The purpose of this is to show that...

true for n=1 causes the equality to be true for n=2,

true for n=2 causes the equality to be true for n=3,

true for n=3 causes the equality to be true for n=4....

all the way to infinity

then you can see by thinking about it that an infinite chain of cause and effect

has been set up between adjacent terms.

Hence we express the k+1 version in terms of the k version

to see if there is a cause and effect relationship.

Essentially, this is why part b) is written as it is.

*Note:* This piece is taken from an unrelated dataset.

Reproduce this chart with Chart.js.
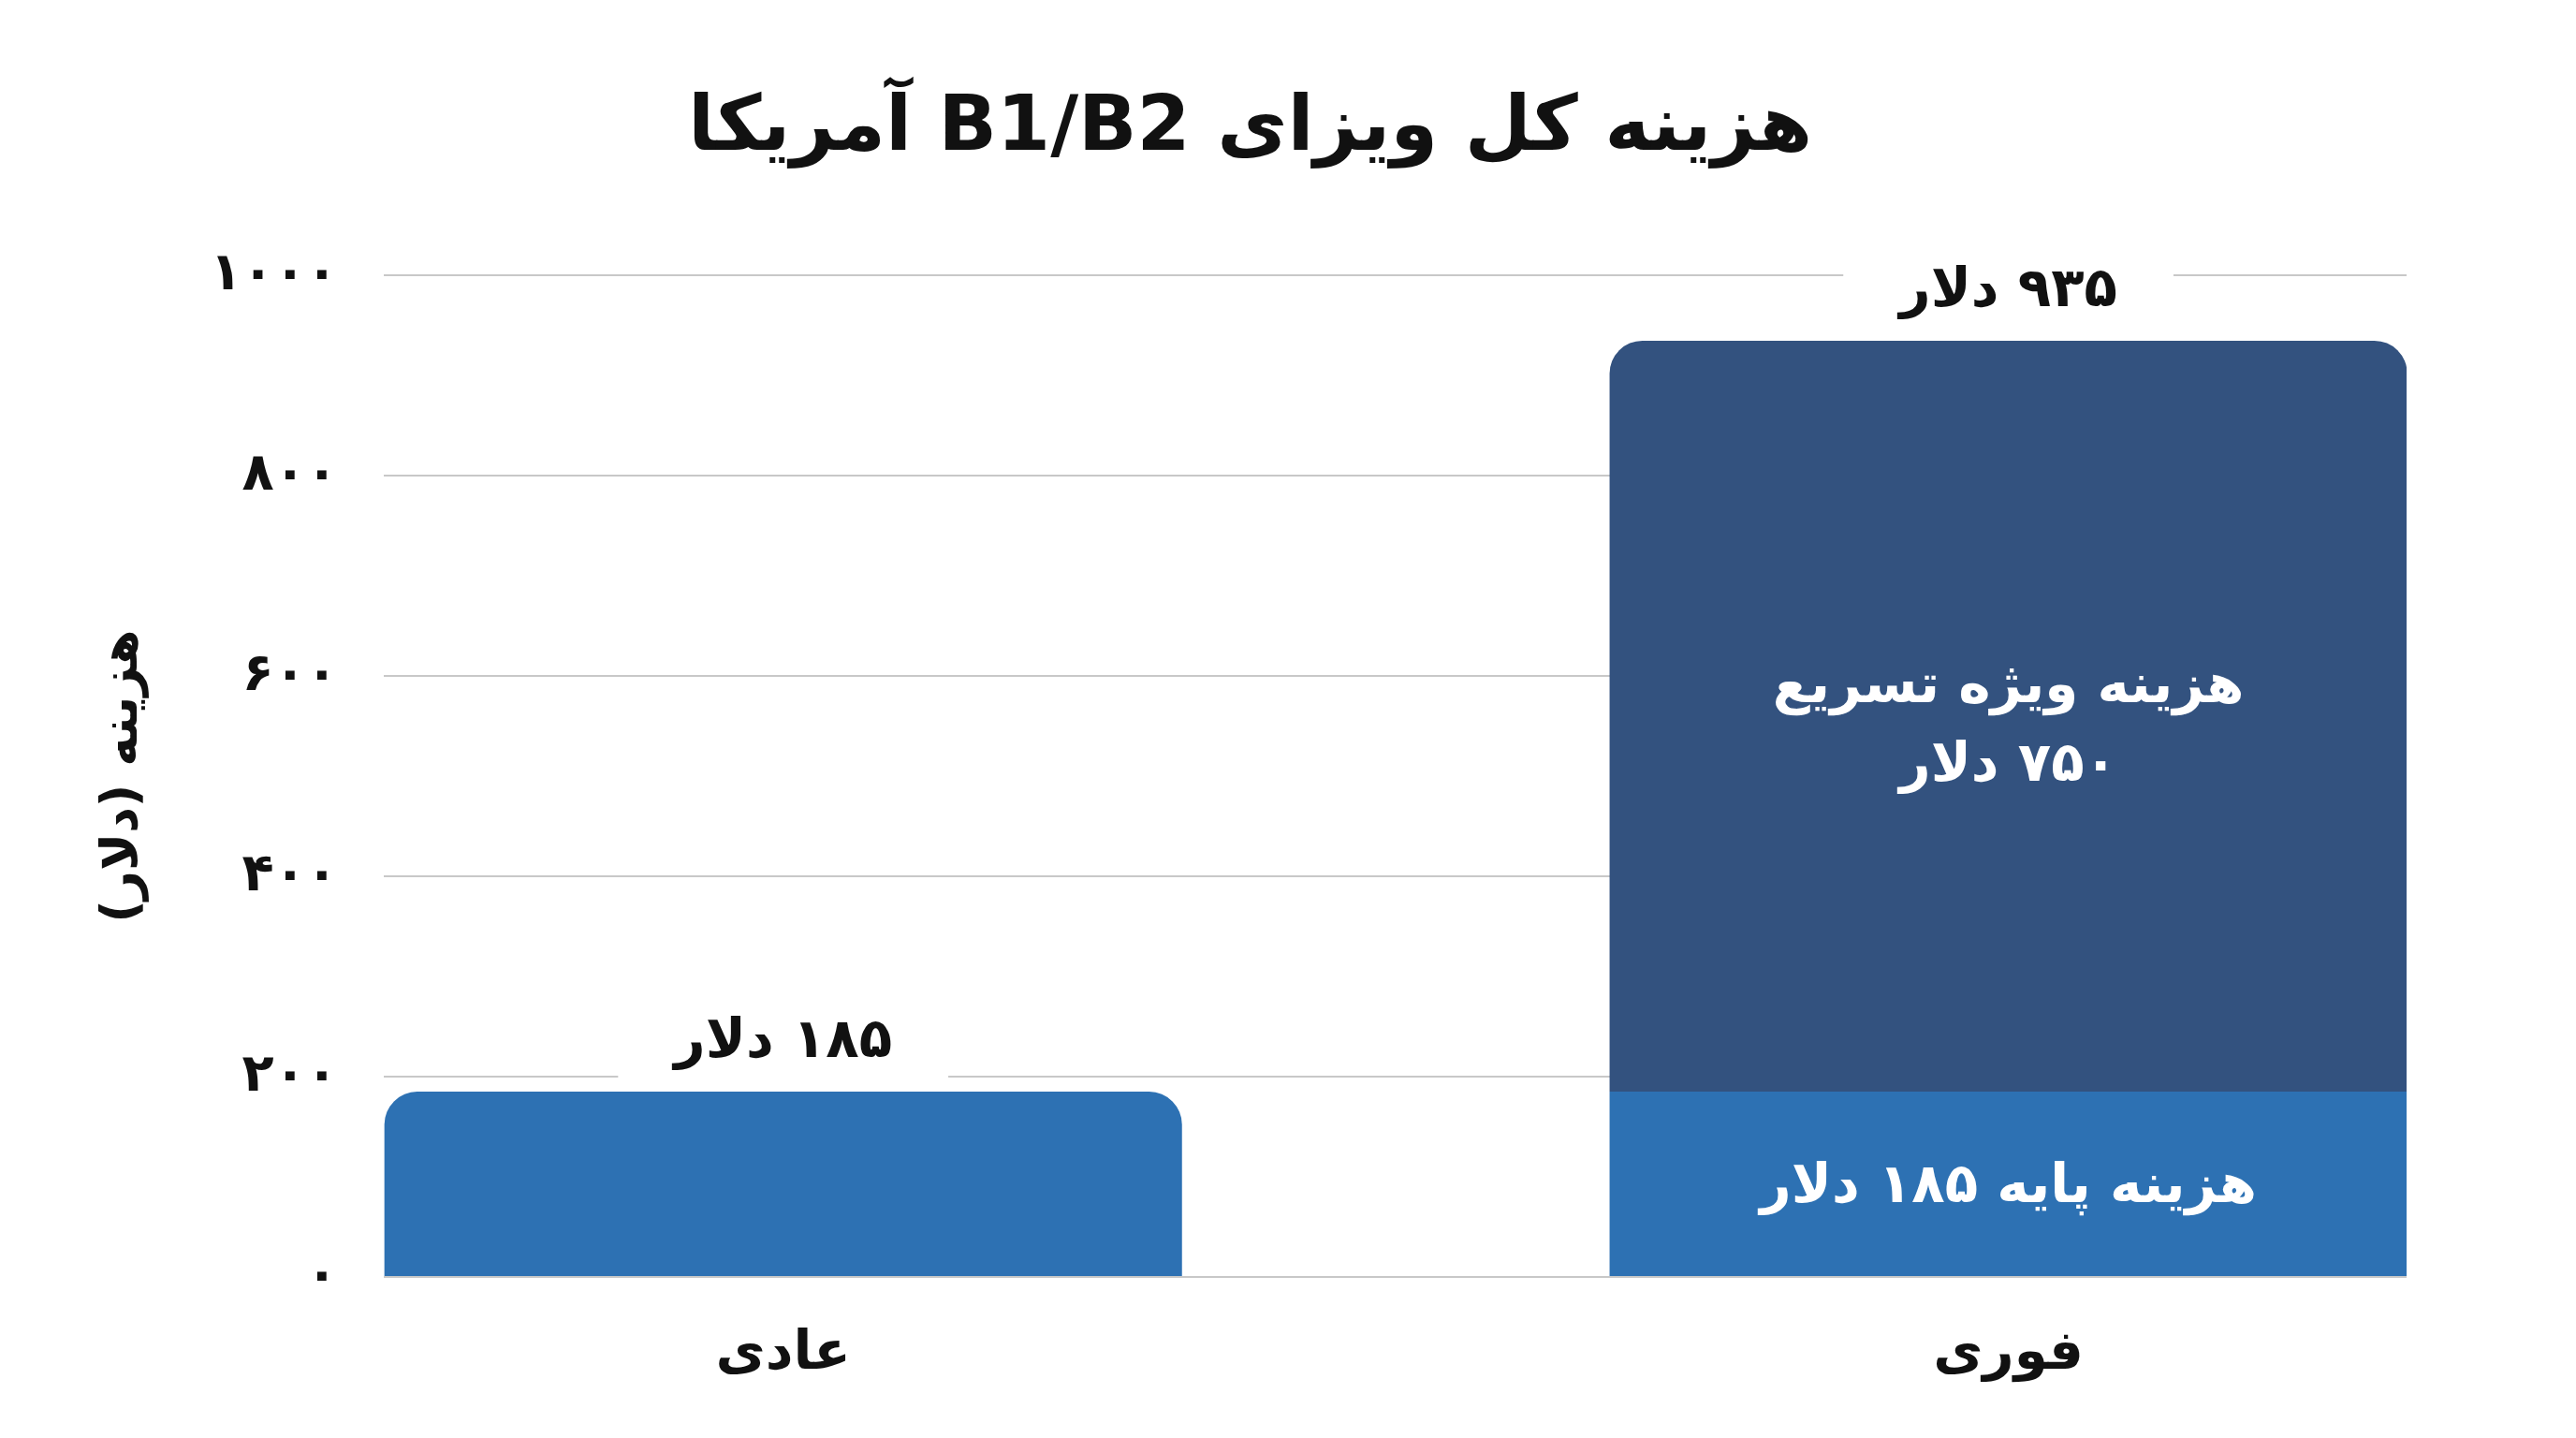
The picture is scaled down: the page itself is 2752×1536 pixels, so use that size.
<!DOCTYPE html>
<html lang="fa">

<head>
    <meta charset="UTF-8">
    <script src="https://cdn.jsdelivr.net/npm/chart.js"></script>
    <title>هزینه کل ویزای B1/B2 آمریکا</title>
    <style>
        body { margin: 0; background: #fff; }
        .grafico { width: 2752px; height: 1536px; }
    </style>
</head>

<body>
    <div class="grafico">
        <canvas id="graficoVisa" dir="rtl"></canvas>
    </div>
</body>

</html>

<script>
    // data
    var categorias = ['عادی', 'فوری']
    var hazinePaye = [185, 185]
    var hazineTasri = [null, 750]
    var nameSeries = ['هزینه پایه', 'هزینه ویژه تسریع']
    var yTicks = [0, 200, 400, 600, 800, 1000]
    var vahed = 'دلار'

    var faDigits = '۰۱۲۳۴۵۶۷۸۹'
    function fa(n) {
        return String(n).replace(/[0-9]/g, d => faDigits[d])
    }

    var fonte = '"DejaVu Sans", sans-serif'

    // labels drawn on and above the bars
    var rotulos = {
        id: 'rotulos',
        afterDatasetsDraw(chart) {
            var ctx = chart.ctx
            var metaPaye = chart.getDatasetMeta(0)
            var metaTasri = chart.getDatasetMeta(1)
            ctx.save()
            ctx.direction = 'rtl'
            ctx.textAlign = 'center'
            ctx.textBaseline = 'middle'
            ctx.font = 'bold 58px ' + fonte

            categorias.forEach((c, i) => {
                var total = (hazinePaye[i] || 0) + (hazineTasri[i] || 0)
                var topo = hazineTasri[i] ? metaTasri.data[i] : metaPaye.data[i]
                var txt = fa(total) + ' ' + vahed
                var w = ctx.measureText(txt).width + 120
                var y = topo.y - 52
                // white box cuts the gridline behind the label
                ctx.fillStyle = '#fff'
                ctx.fillRect(topo.x - w / 2, y - 45, w, 92)
                ctx.fillStyle = '#111'
                ctx.fillText(txt, topo.x, y)
            })

            // inside the stacked bar
            ctx.fillStyle = '#fff'
            var el = metaTasri.data[1]
            var meio = (el.y + el.base) / 2
            ctx.fillText(nameSeries[1], el.x, meio - 30)
            ctx.fillText(fa(hazineTasri[1]) + ' ' + vahed, el.x, meio + 54)

            var elP = metaPaye.data[1]
            ctx.fillText(nameSeries[0] + ' ' + fa(hazinePaye[1]) + ' ' + vahed, elP.x, (elP.y + elP.base) / 2 + 4)
            ctx.restore()
        }
    }

    var graficoVisa = new Chart(document.getElementById('graficoVisa').getContext('2d'), {
        type: 'bar',
        data: {
            datasets: [{
                label: nameSeries[0],
                data: hazinePaye.map((v, i) => ({ x: i, y: v })),
                backgroundColor: '#2D71B3',
                borderRadius: c => c.dataIndex === 0 ? { topLeft: 35, topRight: 35, bottomLeft: 0, bottomRight: 0 } : 0,
                borderSkipped: false,
                categoryPercentage: 1,
                barPercentage: 0.651
            },
            {
                label: nameSeries[1],
                data: hazineTasri.map((v, i) => ({ x: i, y: v })),
                backgroundColor: '#33527F',
                borderRadius: { topLeft: 35, topRight: 35, bottomLeft: 0, bottomRight: 0 },
                borderSkipped: false,
                categoryPercentage: 1,
                barPercentage: 0.651
            }]
        },
        options: {
            responsive: true,
            maintainAspectRatio: false,
            devicePixelRatio: 1,
            animation: false,
            layout: {
                padding: { left: 100, right: 181, top: 0, bottom: 0 }
            },
            plugins: {
                legend: { display: false },
                tooltip: { enabled: false },
                title: {
                    display: true,
                    text: 'هزینه کل ویزای B1/B2 آمریکا',
                    color: '#111',
                    font: { family: fonte, size: 82, weight: 'bold' },
                    padding: { top: 90, bottom: 106 }
                }
            },
            scales: {
                x: {
                    type: 'linear',
                    stacked: true,
                    offset: false,
                    bounds: 'data',
                    min: -0.326,
                    max: 1.325,
                    afterBuildTicks: s => { s.ticks = categorias.map((c, i) => ({ value: i })) },
                    afterFit: s => { s.height = 1536 - 1364 },
                    grid: { display: false, offset: false },
                    border: { display: false },
                    ticks: {
                        callback: v => categorias[v],
                        color: '#111',
                        padding: 40,
                        font: { family: fonte, size: 58, weight: 'bold' }
                    }
                },
                y: {
                    stacked: true,
                    min: 0,
                    max: 1000,
                    afterBuildTicks: s => { s.ticks = yTicks.map(v => ({ value: v })) },
                    afterFit: s => { s.width = 310 },
                    grid: { color: '#c8c8c8', lineWidth: 2, drawTicks: false },
                    border: { display: false },
                    ticks: {
                        callback: v => fa(v),
                        color: '#111',
                        padding: 49,
                        font: { family: fonte, size: 56, weight: 'bold' }
                    },
                    title: {
                        display: true,
                        text: 'هزینه (دلار)',
                        color: '#111',
                        padding: 0,
                        font: { family: fonte, size: 54, weight: 'bold' }
                    }
                }
            }
        },
        plugins: [rotulos]
    });
</script>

$\displaystyle 1+7+19+...+(3k^2-3k+1)=k^3$ ?

If it is then examining

$\displaystyle 1+7+19+...(3k^2-3k+1)+\left[3(k+1)^2-3(k+1)+1\right]$

which is the sum of (k+1) terms,

and examining if this is $\displaystyle (k+1)^3$ __if__ the sum of k terms is $\displaystyle k^3,$ we get

$\displaystyle k^3+3(k+1)^2-3(k+1)+1=k^3+3(k^2+2k+1)-3(k+1)+1$

$\displaystyle =k^3+3k^2+6k+3-3k-3+1=k^3+3k^2+3k+1$

which is $\displaystyle (k+1)^3,$ since

$\displaystyle (k+1)^3=(k+1)^2(k+1)=\left(k^2+2k+1\right)(k+1)$$\displaystyle =k^3+k^2+2k^2+2k+k+1=k^3+3k^2+3k+1$

Hence, the equality being true for some term n=k causes the equality to be true for the next term n=k+1.

Therefore there is an infinite chain of cause and effect.

If the equality is true for n=1, this causes the equality to be true for all n.